(PROBLEM DESCRIPTION) Print the first line of the material below and each line after it, exactly as written, ending with the line that contains "0.0284, 0.0293, 0.0267];".

[begin COLLECTED DATA]

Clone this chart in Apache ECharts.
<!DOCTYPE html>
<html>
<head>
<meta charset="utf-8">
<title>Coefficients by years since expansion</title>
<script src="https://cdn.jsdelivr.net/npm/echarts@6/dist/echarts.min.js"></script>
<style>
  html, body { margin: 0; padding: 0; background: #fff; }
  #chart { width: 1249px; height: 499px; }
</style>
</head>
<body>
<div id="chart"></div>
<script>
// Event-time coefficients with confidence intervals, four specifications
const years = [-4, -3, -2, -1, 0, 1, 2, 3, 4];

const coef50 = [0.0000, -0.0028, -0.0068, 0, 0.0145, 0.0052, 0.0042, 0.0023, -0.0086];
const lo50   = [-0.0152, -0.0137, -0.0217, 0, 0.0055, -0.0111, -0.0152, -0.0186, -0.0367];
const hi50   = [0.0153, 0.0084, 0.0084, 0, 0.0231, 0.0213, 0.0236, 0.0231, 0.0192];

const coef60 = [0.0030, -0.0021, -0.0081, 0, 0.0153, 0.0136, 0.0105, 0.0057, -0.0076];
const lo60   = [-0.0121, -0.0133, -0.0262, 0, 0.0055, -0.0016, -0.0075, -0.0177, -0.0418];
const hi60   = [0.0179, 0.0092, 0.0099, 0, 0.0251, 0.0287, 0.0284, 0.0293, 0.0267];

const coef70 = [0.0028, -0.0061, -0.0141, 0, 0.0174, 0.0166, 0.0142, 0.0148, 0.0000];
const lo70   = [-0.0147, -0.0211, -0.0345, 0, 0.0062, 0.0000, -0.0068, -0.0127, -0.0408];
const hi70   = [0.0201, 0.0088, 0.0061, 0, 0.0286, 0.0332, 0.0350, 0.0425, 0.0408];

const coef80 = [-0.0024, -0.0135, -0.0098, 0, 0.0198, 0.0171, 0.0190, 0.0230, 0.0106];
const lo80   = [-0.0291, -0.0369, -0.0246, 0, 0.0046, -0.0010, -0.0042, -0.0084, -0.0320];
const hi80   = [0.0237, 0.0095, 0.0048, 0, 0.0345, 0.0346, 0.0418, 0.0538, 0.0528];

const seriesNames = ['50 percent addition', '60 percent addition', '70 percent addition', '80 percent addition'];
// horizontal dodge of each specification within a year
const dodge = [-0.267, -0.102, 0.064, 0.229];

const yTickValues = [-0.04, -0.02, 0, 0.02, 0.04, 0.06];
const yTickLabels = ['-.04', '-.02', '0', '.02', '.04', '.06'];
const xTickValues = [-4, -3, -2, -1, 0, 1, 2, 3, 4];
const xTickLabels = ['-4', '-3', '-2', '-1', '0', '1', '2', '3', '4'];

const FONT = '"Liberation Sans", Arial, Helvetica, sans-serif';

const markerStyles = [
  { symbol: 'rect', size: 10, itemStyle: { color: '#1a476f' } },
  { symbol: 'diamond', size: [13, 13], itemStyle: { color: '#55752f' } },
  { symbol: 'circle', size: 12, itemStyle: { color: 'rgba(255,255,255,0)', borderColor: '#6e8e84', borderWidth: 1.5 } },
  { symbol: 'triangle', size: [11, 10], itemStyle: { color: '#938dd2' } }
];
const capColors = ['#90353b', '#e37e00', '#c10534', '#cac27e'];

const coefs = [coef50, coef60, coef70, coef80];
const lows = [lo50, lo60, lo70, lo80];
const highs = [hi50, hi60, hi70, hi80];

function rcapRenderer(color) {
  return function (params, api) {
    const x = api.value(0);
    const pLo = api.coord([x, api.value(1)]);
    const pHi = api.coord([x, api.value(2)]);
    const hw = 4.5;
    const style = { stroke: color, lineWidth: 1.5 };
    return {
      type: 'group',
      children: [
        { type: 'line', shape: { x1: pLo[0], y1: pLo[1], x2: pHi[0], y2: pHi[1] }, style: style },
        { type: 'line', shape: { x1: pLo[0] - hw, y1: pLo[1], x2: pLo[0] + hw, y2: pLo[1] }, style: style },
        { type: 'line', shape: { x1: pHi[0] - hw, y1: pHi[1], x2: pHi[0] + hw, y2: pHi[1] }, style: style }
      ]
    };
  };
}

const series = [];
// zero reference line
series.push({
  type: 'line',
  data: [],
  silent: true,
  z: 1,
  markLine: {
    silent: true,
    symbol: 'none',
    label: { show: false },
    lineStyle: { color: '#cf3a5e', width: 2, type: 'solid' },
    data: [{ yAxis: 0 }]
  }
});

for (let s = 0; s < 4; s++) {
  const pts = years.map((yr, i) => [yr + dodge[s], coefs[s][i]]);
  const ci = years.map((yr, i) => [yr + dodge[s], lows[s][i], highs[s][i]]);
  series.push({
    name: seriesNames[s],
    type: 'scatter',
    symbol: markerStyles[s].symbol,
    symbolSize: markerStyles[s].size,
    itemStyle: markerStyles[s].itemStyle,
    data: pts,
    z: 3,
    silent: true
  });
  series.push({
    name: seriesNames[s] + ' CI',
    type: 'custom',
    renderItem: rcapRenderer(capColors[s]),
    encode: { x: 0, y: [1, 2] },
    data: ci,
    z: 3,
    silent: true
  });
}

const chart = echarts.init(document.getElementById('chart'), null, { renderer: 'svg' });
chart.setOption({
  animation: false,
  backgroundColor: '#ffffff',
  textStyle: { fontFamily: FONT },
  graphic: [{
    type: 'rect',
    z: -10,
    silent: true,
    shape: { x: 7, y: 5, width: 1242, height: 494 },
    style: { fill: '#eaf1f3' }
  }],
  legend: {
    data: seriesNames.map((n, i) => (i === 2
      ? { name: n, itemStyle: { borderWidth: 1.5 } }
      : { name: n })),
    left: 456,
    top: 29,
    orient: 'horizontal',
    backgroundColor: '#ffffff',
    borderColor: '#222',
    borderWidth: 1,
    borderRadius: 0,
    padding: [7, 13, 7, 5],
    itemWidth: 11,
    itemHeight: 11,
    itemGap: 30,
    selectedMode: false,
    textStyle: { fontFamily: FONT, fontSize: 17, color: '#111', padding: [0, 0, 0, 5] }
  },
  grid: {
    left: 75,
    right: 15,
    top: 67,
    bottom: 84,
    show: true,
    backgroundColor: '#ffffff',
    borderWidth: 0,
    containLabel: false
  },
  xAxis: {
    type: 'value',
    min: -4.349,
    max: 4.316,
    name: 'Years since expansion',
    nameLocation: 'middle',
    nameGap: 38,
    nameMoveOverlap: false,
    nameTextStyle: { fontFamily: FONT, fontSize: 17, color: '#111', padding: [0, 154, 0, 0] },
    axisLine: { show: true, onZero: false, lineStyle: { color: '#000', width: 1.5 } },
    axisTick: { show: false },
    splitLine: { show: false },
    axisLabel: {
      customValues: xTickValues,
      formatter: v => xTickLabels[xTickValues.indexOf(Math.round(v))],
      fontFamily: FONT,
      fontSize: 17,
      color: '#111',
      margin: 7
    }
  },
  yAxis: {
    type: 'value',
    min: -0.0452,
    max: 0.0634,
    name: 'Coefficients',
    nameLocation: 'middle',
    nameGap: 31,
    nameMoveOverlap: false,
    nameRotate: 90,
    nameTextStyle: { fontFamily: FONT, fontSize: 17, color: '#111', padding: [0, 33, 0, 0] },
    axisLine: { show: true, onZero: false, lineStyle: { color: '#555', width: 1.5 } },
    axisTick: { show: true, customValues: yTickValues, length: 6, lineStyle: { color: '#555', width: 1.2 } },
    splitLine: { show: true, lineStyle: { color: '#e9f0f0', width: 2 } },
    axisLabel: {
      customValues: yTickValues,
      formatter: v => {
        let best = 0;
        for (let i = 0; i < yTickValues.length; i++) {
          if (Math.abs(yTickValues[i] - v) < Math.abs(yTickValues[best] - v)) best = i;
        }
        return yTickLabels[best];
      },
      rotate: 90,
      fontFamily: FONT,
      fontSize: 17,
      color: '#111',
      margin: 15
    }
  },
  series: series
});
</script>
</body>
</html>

[end COLLECTED DATA]

(ANSWER BELOW)
Clone this chart in Apache ECharts.
<!DOCTYPE html>
<html>
<head>
<meta charset="utf-8">
<title>Coefficients by years since expansion</title>
<script src="https://cdn.jsdelivr.net/npm/echarts@6/dist/echarts.min.js"></script>
<style>
  html, body { margin: 0; padding: 0; background: #fff; }
  #chart { width: 1249px; height: 499px; }
</style>
</head>
<body>
<div id="chart"></div>
<script>
// Event-time coefficients with confidence intervals, four specifications
const years = [-4, -3, -2, -1, 0, 1, 2, 3, 4];

const coef50 = [0.0000, -0.0028, -0.0068, 0, 0.0145, 0.0052, 0.0042, 0.0023, -0.0086];
const lo50   = [-0.0152, -0.0137, -0.0217, 0, 0.0055, -0.0111, -0.0152, -0.0186, -0.0367];
const hi50   = [0.0153, 0.0084, 0.0084, 0, 0.0231, 0.0213, 0.0236, 0.0231, 0.0192];

const coef60 = [0.0030, -0.0021, -0.0081, 0, 0.0153, 0.0136, 0.0105, 0.0057, -0.0076];
const lo60   = [-0.0121, -0.0133, -0.0262, 0, 0.0055, -0.0016, -0.0075, -0.0177, -0.0418];
const hi60   = [0.0179, 0.0092, 0.0099, 0, 0.0251, 0.0287, 0.0284, 0.0293, 0.0267];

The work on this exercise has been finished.